On Sat, Feb 08, 2003 at 02:09:04AM -0600, Nathan E Norman wrote:
> On Fri, Feb 07, 2003 at 03:49:57PM +0000, Pigeon wrote:
> > It would be useful to know how to do this in the more general case,
> > where there isn't a convenient command like make-kpkg.
> > 
> > My particular case is X 4.2.0, which I downloaded the source of and
> > compiled for slink, then for woody when I upgraded. But of course
> > woody's packaging system doesn't realise it's there and keeps wanting
> > to pull in bits of the woody X.
> > 
> > No doubt the "Debian way" to fix this would be to get the X 4.2.1
> > source package from testing and build that.

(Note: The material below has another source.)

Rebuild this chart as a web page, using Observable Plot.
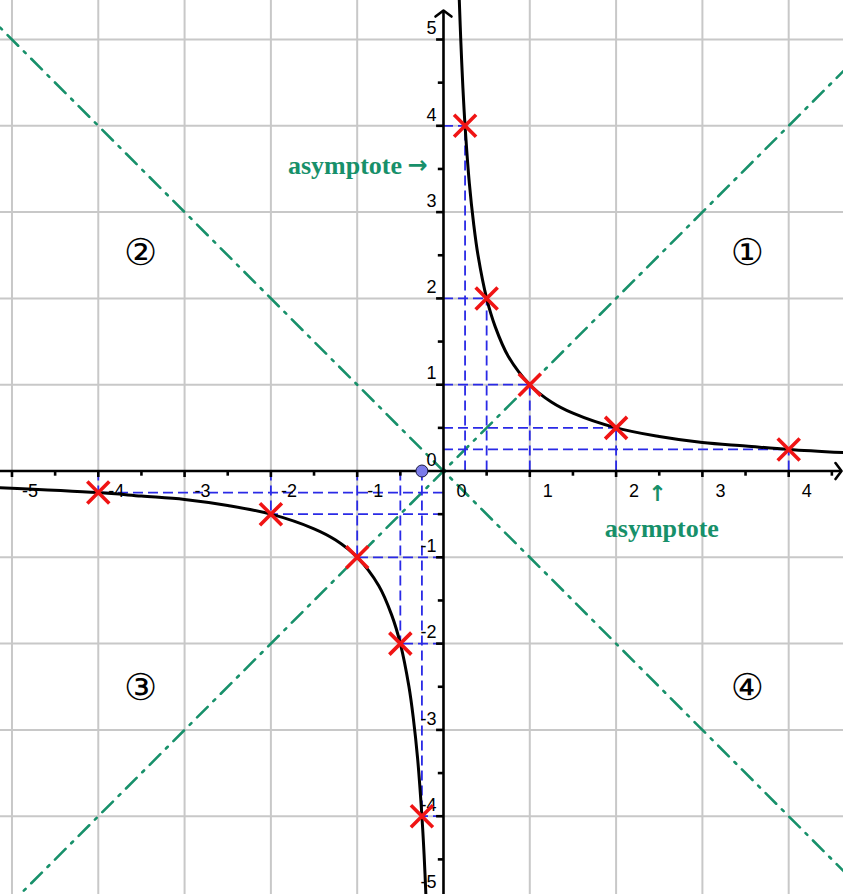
<!DOCTYPE html>
<html><head><meta charset="utf-8">
<script src="https://cdn.jsdelivr.net/npm/d3@7"></script>
<script src="https://cdn.jsdelivr.net/npm/@observablehq/plot@0.6"></script>
<style>html,body{margin:0;padding:0;background:#fff;} #chart svg{display:block;}</style>
</head><body><div id="chart"></div>
<script>
// ---- data ----
const xDomain = [-5.133, 4.635];
const yDomain = [-4.907, 5.452];
const gridX = [-5, -4, -3, -2, -1, 1, 2, 3, 4];
const gridY = [-4, -3, -2, -1, 1, 2, 3, 4, 5];
const majorTicksX = [-5, -4, -3, -2, -1, 1, 2, 3, 4];
const minorTicksX = [-4.5, -3.5, -2.5, -1.5, -0.5, 0.5, 1.5, 2.5, 3.5, 4.5];
const majorTicksY = [-4, -3, -2, -1, 1, 2, 3, 4, 5];
const minorTicksY = [-4.5, -3.5, -2.5, -1.5, -0.5, 0.5, 1.5, 2.5, 3.5, 4.5];
const xLabelValues = [-5, -4, -3, -2, -1, 0, 1, 2, 3, 4];
const xLabels = ["-5", "-4", "-3", "-2", "-1", "0", "1", "2", "3", "4"];
const yLabelValues = [5, 4, 3, 2, 1, 0, -1, -2, -3, -4];
const yLabels = ["5", "4", "3", "2", "1", "0", "-1", "-2", "-3", "-4"];
const yEdgeLabelValues = [-5];
const yEdgeLabels = ["-5"];

// curve y = 1/x
const curvePosX = [0.183, 0.2, 0.225, 0.25, 0.3, 0.35, 0.4, 0.5, 0.6, 0.75, 1, 1.25, 1.5, 2, 2.5, 3, 3.5, 4, 4.7];
const curvePosY = [5.46, 5, 4.44, 4, 3.33, 2.86, 2.5, 2, 1.67, 1.33, 1, 0.8, 0.67, 0.5, 0.4, 0.33, 0.29, 0.25, 0.21];
const curveNegX = [-5.2, -4, -3.5, -3, -2.5, -2, -1.5, -1.25, -1, -0.75, -0.6, -0.5, -0.4, -0.35, -0.3, -0.25, -0.225, -0.2];
const curveNegY = [-0.19, -0.25, -0.29, -0.33, -0.4, -0.5, -0.67, -0.8, -1, -1.33, -1.67, -2, -2.5, -2.86, -3.33, -4, -4.44, -5];

// marked points
const pointX = [0.25, 0.5, 1, 2, 4, -4, -2, -1, -0.5, -0.25];
const pointY = [4, 2, 1, 0.5, 0.25, -0.25, -0.5, -1, -2, -4];

// diagonal lines y = x and y = -x
const diagX = [-5.6, 5.6];

// quadrant labels
const quadLabels = ["①", "②", "③", "④"];
const quadX = [3.52, -3.51, -3.51, 3.52];
const quadY = [2.52, 2.52, -2.52, -2.52];

// annotations
const annTopText = ["asymptote"];
const annTopX = [-0.48];
const annTopY = [3.54];
const annTopArrow = ["→"];
const annTopArrowX = [-0.3];
const annBottomArrow = ["↑"];
const annBottomArrowX = [2.48];
const annBottomArrowY = [-0.27];
const annBottomText = ["asymptote"];
const annBottomX = [2.53];
const annBottomY = [-0.67];

// special point on x-axis
const markerPointX = [-0.25];
const markerPointY = [0];

// axis arrow tips
const arrowTipX = 4.612;
const arrowTipY = 5.336;

// ---- helpers ----
const curve = [
  ...curveNegX.map((x, i) => ({x, y: curveNegY[i], b: "neg"})),
  ...curvePosX.map((x, i) => ({x, y: curvePosY[i], b: "pos"}))
];
const points = pointX.map((x, i) => ({x, y: pointY[i]}));
const diagUp = diagX.map(x => ({x, y: x}));
const diagDown = diagX.map(x => ({x, y: -x}));
const quads = quadLabels.map((t, i) => ({t, x: quadX[i], y: quadY[i]}));

const crossSymbol = {draw(ctx, size) {
  const r = Math.sqrt(size / Math.PI);
  ctx.moveTo(-r, -r); ctx.lineTo(r, r);
  ctx.moveTo(-r, r); ctx.lineTo(r, -r);
}};
const chevronUp = {draw(ctx, size) {
  const r = Math.sqrt(size / Math.PI);
  ctx.moveTo(-r, r * 0.75); ctx.lineTo(0, 0); ctx.lineTo(r, r * 0.75);
}};
const chevronRight = {draw(ctx, size) {
  const r = Math.sqrt(size / Math.PI);
  ctx.moveTo(-r * 0.75, -r); ctx.lineTo(0, 0); ctx.lineTo(-r * 0.75, r);
}};

const green = "#17906a";
const blue = "#2a2ae6";
const labelFont = "'Liberation Sans', Arial, sans-serif";
const serif = "'Liberation Serif', 'Times New Roman', serif";

const chart = Plot.plot({
  width: 843,
  height: 894,
  margin: 0,
  x: {domain: xDomain, axis: null},
  y: {domain: yDomain, axis: null},
  style: {background: "#fff", fontFamily: labelFont},
  marks: [
    Plot.ruleX(gridX, {stroke: "#c8c8c8", strokeWidth: 2}),
    Plot.ruleY(gridY, {stroke: "#c8c8c8", strokeWidth: 2}),
    Plot.line(diagUp, {x: "x", y: "y", stroke: green, strokeWidth: 2.6, strokeDasharray: "15,8,2.5,8", clip: true}),
    Plot.line(diagDown, {x: "x", y: "y", stroke: green, strokeWidth: 2.6, strokeDasharray: "15,8,2.5,8", clip: true}),
    Plot.ruleX(points, {x: "x", y1: 0, y2: "y", stroke: blue, strokeWidth: 1.8, strokeDasharray: "10,5"}),
    Plot.ruleY(points, {y: "y", x1: 0, x2: "x", stroke: blue, strokeWidth: 1.8, strokeDasharray: "10,5"}),
    // axes
    Plot.ruleY([0], {x1: xDomain[0], x2: arrowTipX, stroke: "#000", strokeWidth: 2.6}),
    Plot.ruleX([0], {y1: yDomain[0], y2: arrowTipY, stroke: "#000", strokeWidth: 2.6}),
    Plot.ruleX(majorTicksX, {x: d => d, y1: 0, y2: -0.075, stroke: "#000", strokeWidth: 2.6}),
    Plot.ruleX(minorTicksX, {x: d => d, y1: 0, y2: -0.06, stroke: "#000", strokeWidth: 2.6}),
    Plot.ruleY(majorTicksY, {y: d => d, x1: 0, x2: -0.08, stroke: "#000", strokeWidth: 2.6}),
    Plot.ruleY(minorTicksY, {y: d => d, x1: 0, x2: -0.06, stroke: "#000", strokeWidth: 2.6}),
    Plot.dot([0], {x: 0, y: arrowTipY, symbol: chevronUp, r: 8, fill: "none", stroke: "#000", strokeWidth: 2.6, strokeLinecap: "round", strokeLinejoin: "round"}),
    Plot.dot([0], {x: arrowTipX, y: 0, symbol: chevronRight, r: 8, fill: "none", stroke: "#000", strokeWidth: 2.6, strokeLinecap: "round", strokeLinejoin: "round"}),
    // tick labels
    Plot.text(xLabelValues, {x: d => d, y: 0, text: (d, i) => xLabels[i], dx: 18, dy: 20, fontSize: 18, fill: "#000"}),
    Plot.text(yLabelValues, {x: 0, y: d => d, text: (d, i) => yLabels[i], dx: -7, dy: -11, textAnchor: "end", fontSize: 18, fill: "#000"}),
    Plot.text(yEdgeLabelValues, {x: 0, y: d => d, text: (d, i) => yEdgeLabels[i], dx: -7, dy: -20, textAnchor: "end", fontSize: 18, fill: "#000"}),
    // curve
    Plot.line(curve, {x: "x", y: "y", z: "b", stroke: "#000", strokeWidth: 3, curve: "catmull-rom", clip: true}),
    // quadrant labels
    Plot.text(quads, {x: "x", y: "y", text: "t", fontSize: 37, fontFamily: "'DejaVu Sans', sans-serif", fill: "#000"}),
    // annotations
    Plot.text(annTopText, {x: annTopX, y: annTopY, text: d => d, textAnchor: "end", fontSize: 26, fontWeight: "bold", fontFamily: serif, fill: green}),
    Plot.text(annTopArrow, {x: annTopArrowX, y: annTopY, text: d => d, fontSize: 24, fontWeight: "bold", fontFamily: "'DejaVu Sans', sans-serif", fill: green}),
    Plot.text(annBottomArrow, {x: annBottomArrowX, y: annBottomArrowY, text: d => d, fontSize: 22, fontWeight: "bold", fontFamily: "'DejaVu Sans', sans-serif", fill: green}),
    Plot.text(annBottomText, {x: annBottomX, y: annBottomY, text: d => d, fontSize: 26, fontWeight: "bold", fontFamily: serif, fill: green}),
    // crosses
    Plot.dot(points, {x: "x", y: "y", symbol: crossSymbol, r: 11, fill: "none", stroke: "#f01414", strokeWidth: 3.6}),
    Plot.dot(markerPointX.map((x, i) => ({x, y: markerPointY[i]})), {x: "x", y: "y", r: 6, fill: "#7b7bea", stroke: "#1a1a40", strokeWidth: 1})
  ]
});
document.getElementById("chart").appendChild(chart);
</script>
</body></html>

But I'm on dialup, and the
> > idea of re-downloading 100Mb or so compares poorly with that of
> > editing a few files to achieve the same result.
> 
> No, the debian way is to do one of the following:
> 
> 1) download the diff and dsc file, apply to your source, build debian
> package.

The testing X is 4.2.1 (isn't it?) but mine is 4.2.0, so surely this
won't work? Unless none of the files that the diff applies to have
changed between 4.2.0 and 4.2.1, and possibly not even then.

> 2) use the "equivs" package.  It claimns it is a hack (and it is) but
> it works as long as you have a clue.  You can really break your
> system with it if you do not :-)

That looks like the sort of thing I'm looking for. I'll play safe, and
back up /var and /etc before I play with it!